İslam'da ibadet, yalnız Allah için yapılır. Peygamber veya diğer insanlar için ibadet asla söz konusu olmaz. Kur'an-ı Kerîm'de, yeryüzündeki tüm insanlar için şu çağrıda bulunulur:



"Ey iman edenler! Sizi ve sizden öncekileri yaratan Rabbinize kulluk edin. Umulur ki, sakınırsınız" (el-Bakara: 2/21)



İslâm inancında, Allah'tan başkasına tapma, tevhîd inancı ile çelişir ve kişiyi niyetine göre dinden çıkarabilir. Putlara tapan müşriklere, cevap olmak üzere inen el-Kâfîrûn Sûresi konuyu şu esasa bağlar:



"Ey Muhammed! De ki; ey kafirler!. Ben sizin taptıklarınıza ibadet etmem. Siz de benim ibadet ettiğime tapacak değilsiniz. Ben de sizin taptığınıza ibadet edecek değilim. Siz de, benim ibadet ettiğime tapacak değilsiniz. Sizin dininiz size; benim dinim banadır." (el-Kâfirûn: 109/1-6)



Hz. İsa'yı ilâh ve Allah'ın oğlu tanıyarak, ona ibadet edenler için âyette şöyle buyurulur:



"Şüphesiz, Allah, Meryem oğlu İsa Mesih'tir, diyenler kâfir oldular. Oysa Mesih onlara şöyle demişti: Ey İsrailoğulları! Hem benim hem de sizin Rabbiniz olan Allah'a ibadet edin. Kim Allah'a ortak koşarsa, şüphesiz Allah ona cenneti haram kılmıştır ve onun varacağı yer cehennemdir. Zâlimlerin hiçbir yardımcısı da yoktur." (el-Mâide: 5/72)

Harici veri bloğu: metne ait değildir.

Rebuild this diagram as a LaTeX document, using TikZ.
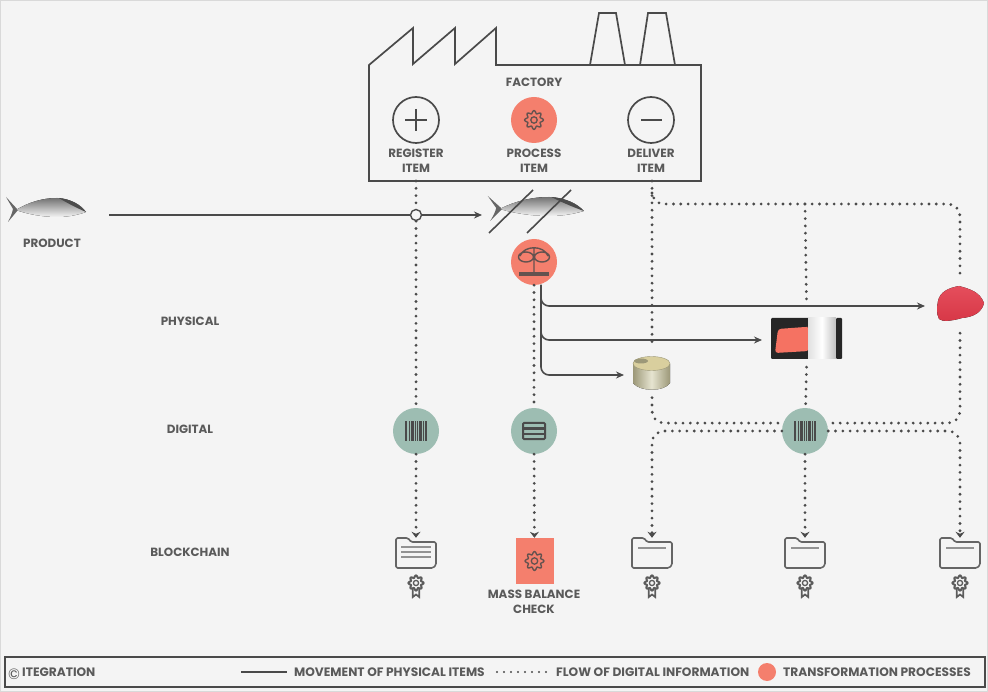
\documentclass[tikz,border=0pt]{standalone}
\usepackage{fontspec}
\setmainfont{Poppins}
\usetikzlibrary{arrows.meta,positioning,calc}
\definecolor{salmon}{HTML}{F47F6D}
\definecolor{sage}{HTML}{9DBDB2}
\definecolor{inkline}{HTML}{4A4A4A}
\definecolor{inktext}{HTML}{5A5A5A}
\definecolor{paper}{HTML}{F4F4F4}
\definecolor{crimson}{HTML}{E23A4A}
\definecolor{cantop}{HTML}{D9CF9E}
\definecolor{canside}{HTML}{9C9878}
\definecolor{canlight}{HTML}{E6E4D0}
\tikzset{
    >={Stealth[length=8pt,width=7pt]},
    lbl/.style={font=\fontsize{11.9}{15}\selectfont\bfseries,text=inktext,align=center,inner sep=0pt},
    legendlbl/.style={font=\fontsize{12.2}{14}\selectfont\bfseries,text=inktext,inner sep=0pt,anchor=west},
    solidflow/.style={draw=inkline,line width=1.6pt},
    dotflow/.style={draw=inkline,line width=3.1pt,line cap=round,dash pattern=on 0pt off 7.3pt},
    dotend/.style={dotflow,-{Stealth[length=6pt,width=9pt]}},
    outline/.style={draw=inkline,line width=1.7pt},
    ring/.style={circle,outline,minimum size=46pt,inner sep=0pt},
    hotdisc/.style={circle,fill=salmon,minimum size=46pt,inner sep=0pt},
    colddisc/.style={circle,fill=sage,minimum size=46pt,inner sep=0pt},
    gear/.pic={
        \draw[draw=inkline!85!salmon,line width=1.4pt] plot[domain=0:360,samples=73,smooth] (\x:{8+1.4*cos(8*\x)}) -- cycle;
        \draw[draw=inkline!85!salmon,line width=1.3pt] (0,0) circle (3.2);
    },
    barcode/.pic={
        \foreach \bx/\bw in {-11/2.4,-7.5/1.6,-5/2.6,-1.5/1.6,.8/1.2,3/2.6,6.5/1.4,8.8/2.4}
            \fill[inkline] (\bx,-9.5) rectangle ++(\bw,19);
    },
    stack/.pic={
        \draw[inkline,line width=2pt,rounded corners=1pt] (-11,-8) rectangle (11,8);
        \fill[inkline] (-11,-3.6) rectangle (11,-1.2);
        \fill[inkline] (-11,1.8) rectangle (11,4.2);
    },
    balance/.pic={
        \draw[inkline!85!salmon,line width=1.4pt]
            (-14,-6) .. controls (-10,-17) and (10,-17) .. (14,-6)
            (0,-14) -- (0,11)
            (-8,-5) ellipse (7.5 and 5) (8,-5) ellipse (7.5 and 5);
        \fill[inkline!85!salmon] (-15,10.5) rectangle (15,14);
    },
    folder/.pic={
        \draw[draw=inkline!85,line width=1.6pt,line join=round,fill=paper,rounded corners=1.5pt]
            (-20,-15) -- (-8,-15) -- (-5,-11) -- (20,-11) -- (20,12) -- (17,15) -- (-20,15) -- cycle;
    },
    rosette/.pic={
        \draw[draw=inkline!90,line width=2pt] plot[domain=0:360,samples=73,smooth] (\x:{6.5+1.1*cos(8*\x)}) -- cycle;
        \draw[draw=inkline!90,line width=1.3pt] (0,0) circle (2.6);
        \draw[draw=inkline!90,line width=1.7pt] (-3.2,6) -- (-3.2,14) -- (0,11.5) -- (3.2,14) -- (3.2,6);
    },
    tuna/.pic={
        \fill[black!60] (-29,0) -- (-41,-13) -- (-34,-1) .. controls (-35,4) and (-37,8) .. (-39,12) -- cycle;
        \fill[top color=black!55,middle color=black!10,bottom color=paper]
            (-31,0) .. controls (-18,-8) and (-4,-12) .. (10,-12) .. controls (24,-11) and (34,-5) .. (39,2)
            .. controls (28,6) and (18,7) .. (10,7) .. controls (-5,7) and (-20,4) .. (-31,0) -- cycle;
        \fill[black!70] (12,-12) .. controls (24,-11) and (34,-5) .. (39,2) .. controls (30,-2) and (20,-7) .. (12,-12) -- cycle;
    }
}

\begin{document}
\begin{tikzpicture}[x=1pt,y=-1pt]
    \useasboundingbox (0,0) rectangle (988,692);
    \fill[paper] (0,0) rectangle (988,692);
    \draw[black!15,line width=1.5pt] (0.5,0.5) rectangle (987.5,691.5);

    % factory
    \draw[outline,line join=miter] (369,65) -- (413,28) -- (413,64) -- (455,28) -- (455,64) -- (496,28) -- (496,65)
        -- (701,65) -- (701,181) -- (369,181) -- cycle;
    \draw[outline] (590,65) -- (599,13) -- (616,13) -- (625,65);
    \draw[outline] (640,65) -- (648,13) -- (666,13) -- (675,65);
    \node[lbl] (factory) at (534,82) {FACTORY};
    \node[ring] (register) at (416,120) {};
    \node[hotdisc] (process) at (534,120) {};
    \node[ring] (deliver) at (651,120) {};
    \draw[outline] (405,120) -- (427,120) (416,109) -- (416,131);
    \draw[outline] (641,120) -- (662,120);
    \pic at (534,120) {gear};
    \node[lbl] (registerlbl) at (416,160.5) {REGISTER\\ITEM};
    \node[lbl] (processlbl) at (534,160.5) {PROCESS\\ITEM};
    \node[lbl] (deliverlbl) at (651,160.5) {DELIVER\\ITEM};
    \coordinate (registerfoot) at (416,181);
    \coordinate (deliverfoot) at (652,181);

    % product
    \pic at (47,210) {tuna};
    \node[lbl] (product) at (52,243) {PRODUCT};
    \coordinate (linestart) at (109,215);
    \pic[xscale=1.2] at (537,209) {tuna};
    \coordinate (fishin) at (482,215);
    \draw[inkline,line width=1.6pt] (489,233) -- (533,190) (527,233) -- (571,190);

    % row labels
    \node[lbl] (physical) at (190,321) {PHYSICAL};
    \node[lbl] (digital) at (190,429) {DIGITAL};
    \node[lbl] (blockchain) at (190,552) {BLOCKCHAIN};

    % physical and digital stations
    \node[hotdisc] (weigh) at (534,262) {};
    \pic at (534,262) {balance};
    \node[colddisc] (scanreg) at (416,431) {};
    \pic at (416,431) {barcode};
    \node[colddisc] (ledger) at (534,431) {};
    \pic at (534,431) {stack};
    \node[colddisc] (scanout) at (805,431) {};
    \pic at (805,431) {barcode};

    % can
    \node[minimum width=38pt,minimum height=50pt,inner sep=0pt] (can) at (652,372.5) {};
    \fill[left color=canside,right color=canside,middle color=canlight]
        (633,364) -- (633,383) .. controls (640,392) and (664,392) .. (670,383) -- (670,364) -- cycle;
    \fill[cantop,draw=canside] (651.5,363.5) ellipse (18.5 and 7);
    \fill[canside] (641,361) ellipse (7 and 2.5);

    % package
    \node[minimum width=71pt,minimum height=64pt,inner sep=0pt] (pack) at (806.5,335) {};
    \fill[black!85,rounded corners=1pt] (771,318) rectangle (809,359);
    \fill[salmon!90!red,rounded corners=3pt] (778,329) -- (805,327) -- (809,327) -- (809,351) -- (775,353) -- cycle;
    \fill[left color=black!12,right color=black!25,middle color=white] (808,318) rectangle (836,359);
    \fill[black!85,rounded corners=1pt] (836,318) rectangle (842,359);

    % meat
    \node[minimum width=46pt,minimum height=56pt,inner sep=0pt] (meat) at (960,305) {};
    \fill[top color=crimson!90!white,bottom color=crimson!95!black] (938,301) .. controls (940,292) and (948,288) .. (959,286)
        .. controls (970,289) and (980,292) .. (984,303) .. controls (982,312) and (974,317) .. (962,318)
        .. controls (952,321) and (942,322) .. (939,319) .. controls (936,313) and (937,306) .. (938,301) -- cycle;

    % blockchain records
    \pic at (416,553) {folder};
    \node[minimum width=40pt,minimum height=30pt,inner sep=0pt] (recreg) at (416,553) {};
    \draw[inkline!60,line width=1.4pt] (401,547) -- (431,547) (401,552) -- (431,552) (401,557) -- (431,557);
    \pic at (416,583) {rosette};
    \node[fill=salmon,minimum width=38pt,minimum height=46pt,inner sep=0pt] (massbox) at (534.5,561) {};
    \pic at (534.5,561) {gear};
    \node[lbl] (masslbl) at (534,602) {MASS BALANCE\\CHECK};
    \foreach \rx/\rname in {652/reccan,805/recpack,960/recmeat}{
        \pic at (\rx,553) {folder};
        \node[minimum width=40pt,minimum height=30pt,inner sep=0pt] (\rname) at (\rx,553) {};
        \draw[inkline!60,line width=1.4pt] (\rx-14,548) -- (\rx+14,548);
        \pic at (\rx,583) {rosette};
    }

    % physical movement
    \draw[solidflow,->] (linestart) -- (fishin);
    \node[circle,draw=inkline,line width=1.4pt,fill=paper,minimum size=11pt,inner sep=0pt] (registerdot) at (416,215) {};
    \coordinate (split) at (541,285);
    \draw[solidflow,->,rounded corners=8pt] (split) |- (925,306);
    \draw[solidflow,->,rounded corners=8pt] (split) |- (762,340);
    \draw[solidflow,->,rounded corners=8pt] (split) |- (624,375);

    % digital flow
    \draw[dotflow] (registerfoot) -- (registerdot);
    \draw[dotflow] (registerdot) -- (scanreg);
    \draw[dotflow] (weigh) -- (ledger);
    \draw[dotend] (scanreg) -- (recreg);
    \draw[dotend] (ledger) -- (massbox);
    \draw[dotflow] (deliverfoot) -- (can);
    \coordinate (topjoin) at (652,193);
    \draw[dotflow,rounded corners=12pt] (topjoin) |- (805,204) -- (960,204) -- (meat.north);
    \draw[dotflow] (805,204) -- (pack.north);
    \draw[dotflow] (pack.south) -- (scanout);

    % to the digital hub and out of it
    \draw[dotflow,rounded corners=12pt] (can.south) |- (scanout.160);
    \draw[dotflow,rounded corners=12pt] (meat.south) |- (scanout.20);
    \draw[dotend,rounded corners=12pt] (scanout.180) -| (reccan.north);
    \draw[dotend,rounded corners=12pt] (scanout.0) -| (recmeat.north);
    \draw[dotend] (scanout) -- (recpack);

    % legend
    \draw[draw=inkline,line width=1.7pt] (5,657) rectangle (985,687);
    \node[font=\fontsize{15}{15}\selectfont,text=inktext,inner sep=0pt] (copyr) at (14,674) {©};
    \node[legendlbl] (integration) at (22,672) {ITEGRATION};
    \node[legendlbl] (movelbl) at (294,672) {MOVEMENT OF PHYSICAL ITEMS};
    \coordinate (legstart) at (241,672);
    \draw[solidflow] (legstart) -- ($(movelbl.west)+(-7,0)$);
    \node[legendlbl] (flowlbl) at (556,672) {FLOW OF DIGITAL INFORMATION};
    \coordinate (dotstart) at (497,672);
    \draw[dotflow,line width=2.4pt,dash pattern=on 0pt off 7pt] (dotstart) -- ($(flowlbl.west)+(-5,0)$);
    \node[circle,fill=salmon,minimum size=18pt,inner sep=0pt] (legdisc) at (767,672) {};
    \node[legendlbl] (translbl) at (783,672) {TRANSFORMATION PROCESSES};
\end{tikzpicture}
\end{document}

Allah'a kulluk edenlerin, ilâhî duygular içinde, yeni ve mânevî bir ortamın rengini alacakları, âyette şöyle ifade buyurulur:



"Allah'ın boyası ile boyandık, Allah'ın boyasından (din) daha güzel boyası olan kimdir? Biz ancak O'na kulluk ederiz deyin." (el-Bakara: 2/138)



Hz. Peygamber'in vefatından sonra, Sahabenin çok üzülmesi, O'nun âhirete intikaline inanmayacak derecede bazı davranışlar göstermesi ve meselâ Hz. Ömer'in kılıcını çekerek "Kim Muhammed öldü derse, başını uçurum." gibi sözler sarfetmesi üzerine, ilk halîfe Hz. Ebû Bekir, Ashâb-ı kiramı toplayarak büyük bir soğukkanlılıkla şöyle demiştir: "Dikkat ediniz, kim Muhammed'e tapıyorsa, bilsin ki, Muhammed ölmüştür. Kim de Allah'a ibadet ediyorsa, şüphesiz Allah ölümsüz ve Bâkidir sonu yoktur."[19]



İslâm'a göre, insanın yaratılış gayesi Allah'a ibadet etmektir. Kur'an-ı Kerîm'de şöyle buyurulur:



"Ben cinleri ve insanları ancak bana ibadet etsinler diye yarattım." (ez-Zâriyât: 51/56)



İslâm'da ameller niyetlere göredir. Amellerden beklenen ecir ve sevabın alınabilmesi, ibâdetin yapılmasından daha çok, niyetin hâlis ve katkısız olmasına bağlıdır. Hadîste şöyle buyurulur:



"Ameller niyetlere göredir. Her bir kimse için niyet ettiği şey vardır."[20]